Lester Bower Awaits Wednesday Execution
67-year-old has spent 31 years on death row
By Chase Hoffberger, 3:45PM, Tue. Jun. 2, 2015
Lester Bower has spent 31 years on death row for the 1983 murder of four men in a Grayson County airplane hangar. He’s faced eight different execution dates, the most recent being tomorrow, June 3. Lester’s attorneys filed a petition for a writ of certiorari with the Supreme Court on May 29. Justices have until 6pm tomorrow to make a final ruling.
Should the high court deny Bower’s petition, it will greenlight the execution of a man sent to death row for a crime people believe he did not actually commit. Bower was arrested in connection with the Oct. 8, 1983, murders of Bob Tate, Ronald Mayes (a former police officer), Philip Good (a former sheriff's deputy), and Jerry Mac Brown. At the time, the murders were chalked up as a business deal gone wrong: Bower, who lived in Arlington, had gone to the hangar in Sherman, 60 miles north of Dallas, to purchase an ultralight airplane from Tate. Tate and the other three men at the hangar that afternoon were found dead after Bower left.
FBI agents later found information indicating that Good (who facilitated the sale) and Bower had engaged in a series of phone calls to set up the sale. When the agents showed up at Bower’s home to question him, he denied being at the hangar, but a search uncovered pieces of the airplane in Bower's garage. During a later investigation at Bower’s home, they found other pieces of evidence, and arrested him Jan. 20, 1984. He was convicted of capital murder and sentenced to death on April 24, 1984.
Six years later, a woman publicly identified only as "Pearl" read an article in the Ft. Worth Star-Telegram about Bower and went to get in touch with his attorneys. Her boyfriend, she believed and later testified, was actually the one responsible for the murders. He and some friends had gotten mixed up in a bad drug deal, she said. But the state had already convicted Bower of the murders, and pushed the sentence through.
For the past 25 years Bower’s attorneys have attempted to argue that their client received painfully inept counsel during his trial and that state prosecutors have failed to comply with obligations to turn over any exculpatory evidence. Moreover, his attorneys have argued, Bower’s 30-plus years on death row have functioned as their own form of cruel and unusual punishment, and that he should be sparred lethal injection because of it.
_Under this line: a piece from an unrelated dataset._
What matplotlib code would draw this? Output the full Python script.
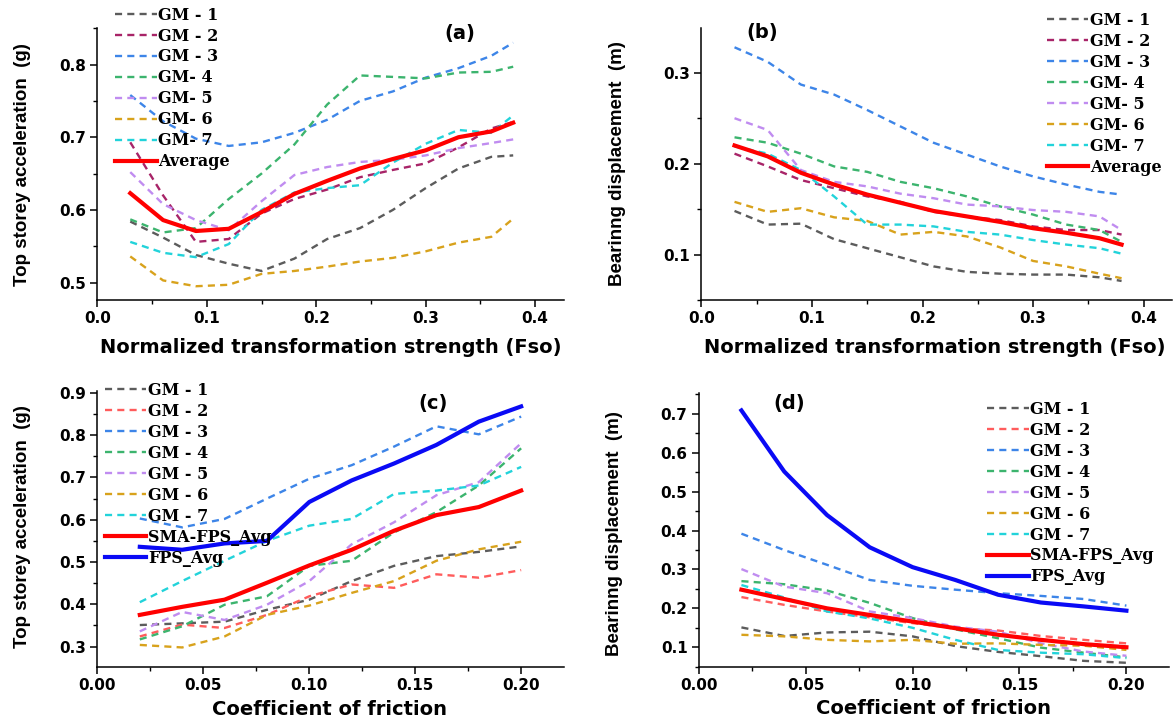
import matplotlib
matplotlib.use('Agg')
import matplotlib.pyplot as plt
from matplotlib.ticker import MultipleLocator, FormatStrFormatter

plt.rcParams['font.family'] = ['DejaVu Sans']
plt.rcParams['font.weight'] = 'bold'

# normalized transformation strength (panels a, b)
fso = [0.03, 0.06, 0.09, 0.12, 0.15, 0.18, 0.21, 0.24, 0.27, 0.30, 0.33, 0.36, 0.38]
# coefficient of friction (panels c, d)
mu = [0.02, 0.04, 0.06, 0.08, 0.10, 0.12, 0.14, 0.16, 0.18, 0.20]

labels_ab = ['GM - 1', 'GM - 2', 'GM - 3', 'GM- 4', 'GM- 5', 'GM- 6', 'GM- 7', 'Average']
labels_cd = ['GM - 1', 'GM - 2', 'GM - 3', 'GM - 4', 'GM - 5', 'GM - 6', 'GM - 7',
             'SMA-FPS_Avg', 'FPS_Avg']

# (a) top storey acceleration (g) vs Fso
a_gm1 = [0.584, 0.562, 0.538, 0.526, 0.516, 0.533, 0.560, 0.575, 0.600, 0.630, 0.657, 0.673, 0.675]
a_gm2 = [0.693, 0.620, 0.556, 0.560, 0.595, 0.615, 0.628, 0.645, 0.655, 0.664, 0.686, 0.712, 0.721]
a_gm3 = [0.758, 0.722, 0.698, 0.688, 0.693, 0.706, 0.724, 0.750, 0.763, 0.782, 0.795, 0.812, 0.830]
a_gm4 = [0.587, 0.569, 0.575, 0.615, 0.650, 0.690, 0.745, 0.785, 0.783, 0.781, 0.789, 0.790, 0.797]
a_gm5 = [0.652, 0.608, 0.586, 0.572, 0.612, 0.648, 0.659, 0.666, 0.669, 0.675, 0.685, 0.692, 0.697]
a_gm6 = [0.536, 0.503, 0.495, 0.497, 0.512, 0.516, 0.522, 0.529, 0.534, 0.543, 0.555, 0.563, 0.588]
a_gm7 = [0.556, 0.541, 0.535, 0.553, 0.600, 0.624, 0.630, 0.634, 0.665, 0.691, 0.710, 0.706, 0.730]
a_avg = [0.623, 0.586, 0.571, 0.574, 0.597, 0.622, 0.640, 0.657, 0.670, 0.682, 0.700, 0.708, 0.720]

# (b) bearing displacement (m) vs Fso
b_gm1 = [0.148, 0.133, 0.134, 0.117, 0.107, 0.097, 0.087, 0.081, 0.079, 0.078, 0.078, 0.075, 0.071]
b_gm2 = [0.211, 0.197, 0.182, 0.173, 0.164, 0.158, 0.147, 0.142, 0.138, 0.131, 0.127, 0.127, 0.122]
b_gm3 = [0.328, 0.312, 0.287, 0.276, 0.259, 0.241, 0.223, 0.210, 0.197, 0.186, 0.177, 0.169, 0.166]
b_gm4 = [0.229, 0.223, 0.211, 0.197, 0.191, 0.180, 0.173, 0.164, 0.153, 0.144, 0.133, 0.127, 0.114]
b_gm5 = [0.250, 0.237, 0.193, 0.180, 0.175, 0.167, 0.162, 0.155, 0.153, 0.149, 0.147, 0.142, 0.127]
b_gm6 = [0.158, 0.147, 0.151, 0.141, 0.137, 0.122, 0.125, 0.120, 0.108, 0.093, 0.087, 0.079, 0.074]
b_gm7 = [0.219, 0.211, 0.193, 0.164, 0.133, 0.133, 0.131, 0.125, 0.122, 0.116, 0.111, 0.107, 0.101]
b_avg = [0.220, 0.208, 0.190, 0.177, 0.166, 0.157, 0.148, 0.142, 0.136, 0.129, 0.124, 0.118, 0.111]

# (c) top storey acceleration (g) vs friction
c_gm1 = [0.351, 0.355, 0.359, 0.387, 0.411, 0.455, 0.491, 0.514, 0.524, 0.537]
c_gm2 = [0.324, 0.352, 0.344, 0.375, 0.419, 0.447, 0.439, 0.471, 0.463, 0.481]
c_gm3 = [0.603, 0.582, 0.602, 0.650, 0.697, 0.729, 0.773, 0.821, 0.802, 0.844]
c_gm4 = [0.317, 0.348, 0.399, 0.419, 0.491, 0.503, 0.570, 0.618, 0.681, 0.769]
c_gm5 = [0.336, 0.382, 0.363, 0.399, 0.455, 0.542, 0.594, 0.658, 0.689, 0.781]
c_gm6 = [0.304, 0.298, 0.324, 0.375, 0.397, 0.427, 0.455, 0.503, 0.530, 0.548]
c_gm7 = [0.405, 0.455, 0.503, 0.550, 0.586, 0.602, 0.661, 0.669, 0.681, 0.725]
c_sma = [0.375, 0.394, 0.411, 0.451, 0.492, 0.529, 0.574, 0.611, 0.630, 0.669]
c_fps = [0.536, 0.529, 0.544, 0.550, 0.642, 0.693, 0.733, 0.777, 0.832, 0.868]

# (d) bearing displacement (m) vs friction
d_gm1 = [0.151, 0.129, 0.138, 0.140, 0.128, 0.103, 0.088, 0.077, 0.065, 0.060]
d_gm2 = [0.229, 0.209, 0.192, 0.177, 0.162, 0.149, 0.143, 0.129, 0.119, 0.110]
d_gm3 = [0.392, 0.350, 0.312, 0.273, 0.258, 0.248, 0.239, 0.232, 0.224, 0.207]
d_gm4 = [0.270, 0.262, 0.246, 0.214, 0.175, 0.146, 0.123, 0.099, 0.086, 0.074]
d_gm5 = [0.301, 0.256, 0.239, 0.192, 0.175, 0.153, 0.140, 0.110, 0.089, 0.078]
d_gm6 = [0.132, 0.128, 0.119, 0.115, 0.119, 0.109, 0.110, 0.106, 0.104, 0.093]
d_gm7 = [0.260, 0.228, 0.192, 0.174, 0.150, 0.119, 0.093, 0.086, 0.082, 0.072]
d_sma = [0.248, 0.224, 0.200, 0.183, 0.166, 0.149, 0.132, 0.119, 0.108, 0.100]
d_fps = [0.709, 0.552, 0.440, 0.357, 0.306, 0.273, 0.235, 0.215, 0.205, 0.194]

gm_colors_ab = ['#5c5c5c', '#a82468', '#3d85e8', '#3cb46e', '#c08cf0', '#d8a21c', '#22d3da']
gm_colors_cd = ['#5c5c5c', '#ff5c5c', '#3d85e8', '#3cb46e', '#c08cf0', '#d8a21c', '#22d3da']
AVG_RED = '#ff0000'
FPS_BLUE = '#0a0af5'

legend_font = dict(family=['DejaVu Serif'], weight='bold', size=11.5)


def style_axes(ax, xlim, ylim, xstep, ystep, xfmt):
  ax.set_xlim(*xlim)
  ax.set_ylim(*ylim)
  for side in ('top', 'right'):
    ax.spines[side].set_visible(False)
  for side in ('left', 'bottom'):
    ax.spines[side].set_linewidth(1.1)
  ax.xaxis.set_major_locator(MultipleLocator(xstep))
  ax.xaxis.set_minor_locator(MultipleLocator(xstep / 2))
  ax.yaxis.set_major_locator(MultipleLocator(ystep))
  ax.yaxis.set_minor_locator(MultipleLocator(ystep / 2))
  ax.xaxis.set_major_formatter(FormatStrFormatter(xfmt))
  ax.yaxis.set_major_formatter(FormatStrFormatter('%.1f'))
  ax.tick_params(which='major', direction='out', length=5, width=1.1, labelsize=11, pad=3)
  ax.tick_params(which='minor', direction='out', length=3, width=1.0)


def draw_panel(ax, x, series, colors, thick, labels, legend_at):
  handles = []
  for ys, c in zip(series, colors):
    h, = ax.plot(x, ys, linestyle='--', dashes=(3.0, 2.2), color=c, linewidth=1.7)
    handles.append(h)
  for ys, c in thick:
    h, = ax.plot(x, ys, linestyle='-', color=c, linewidth=3.0)
    handles.append(h)
  ax.legend(handles, labels, loc='upper left', bbox_to_anchor=legend_at,
            bbox_transform=fig.transFigure, frameon=False, prop=legend_font,
            borderpad=0, borderaxespad=0, handlelength=2.6, handletextpad=0.1,
            labelspacing=0.25)


fig = plt.figure(figsize=(11.74, 7.23), dpi=100)

ax_a = fig.add_axes([0.083, 0.585, 0.397, 0.376])
ax_b = fig.add_axes([0.5974, 0.585, 0.4009, 0.376])
ax_c = fig.add_axes([0.083, 0.077, 0.397, 0.3825])
ax_d = fig.add_axes([0.5951, 0.0779, 0.4008, 0.3781])

draw_panel(ax_a, fso, [a_gm1, a_gm2, a_gm3, a_gm4, a_gm5, a_gm6, a_gm7], gm_colors_ab,
           [(a_avg, AVG_RED)], labels_ab, (0.098, 0.991))
draw_panel(ax_b, fso, [b_gm1, b_gm2, b_gm3, b_gm4, b_gm5, b_gm6, b_gm7], gm_colors_ab,
           [(b_avg, AVG_RED)], labels_ab, (0.8915, 0.984))
draw_panel(ax_c, mu, [c_gm1, c_gm2, c_gm3, c_gm4, c_gm5, c_gm6, c_gm7], gm_colors_cd,
           [(c_sma, AVG_RED), (c_fps, FPS_BLUE)], labels_cd, (0.0894, 0.472))
draw_panel(ax_d, mu, [d_gm1, d_gm2, d_gm3, d_gm4, d_gm5, d_gm6, d_gm7], gm_colors_cd,
           [(d_sma, AVG_RED), (d_fps, FPS_BLUE)], labels_cd, (0.8407, 0.446))

style_axes(ax_a, (0, 0.426), (0.476, 0.85), 0.1, 0.1, '%.1f')
style_axes(ax_b, (0, 0.4256), (0.05, 0.349), 0.1, 0.1, '%.1f')
style_axes(ax_c, (0, 0.22), (0.251, 0.905), 0.05, 0.1, '%.2f')
style_axes(ax_d, (0, 0.22), (0.05, 0.753), 0.05, 0.1, '%.2f')

# axis titles: horizontal ones in DejaVu, vertical ones in Liberation Sans
xlab = dict(fontsize=14, fontweight='bold', ha='center', va='center')
ylab = dict(fontsize=13.5, fontweight='bold', ha='center', va='center',
            rotation=90, family=['Liberation Sans', 'DejaVu Sans'])
fig.text(0.282, 0.5187, 'Normalized transformation strength (Fso)', **xlab)
fig.text(0.7966, 0.5187, 'Normalized transformation strength (Fso)', **xlab)
fig.text(0.281, 0.018, 'Coefficient of friction', **xlab)
fig.text(0.795, 0.0207, 'Coefficient of friction', **xlab)
fig.text(0.0193, 0.772, 'Top storey acceleration  (g)', **ylab)
fig.text(0.5264, 0.774, 'Bearinng displacement  (m)', **ylab)
fig.text(0.0193, 0.2718, 'Top storey acceleration  (g)', **ylab)
fig.text(0.5234, 0.262, 'Bearinng displacement  (m)', **ylab)

# panel tags
tag = dict(fontsize=14, fontweight='bold', ha='center', va='center')
fig.text(0.3914, 0.953, '(a)', **tag)
fig.text(0.6488, 0.955, '(b)', **tag)
fig.text(0.3688, 0.442, '(c)', **tag)
fig.text(0.672, 0.4426, '(d)', **tag)

fig.savefig('out.png', dpi=100)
The state has countered by saying “Bower has consistently litigated his case without stop over the last thirty years. Any delay is purely of his own making.”
Still, the numbers are somewhat daunting. At 67, Bower’s set to be the oldest inmate executed within the state since it restored capital punishment 39 years ago, and will be the longest-tenured inmate executed, assuming tomorrow's scheduled execution takes place. Only nine Texans – all still awaiting execution – have been on death row longer.
The Supreme Court issued a stay of Bower’s execution in February thanks to a Feb. 5 appeal by his attorneys, but in March declined to take up the case. Should they again decline Bower, he’ll be the eight Texan executed this year and the 526th since the state’s reinstatement of the death penalty in 1976.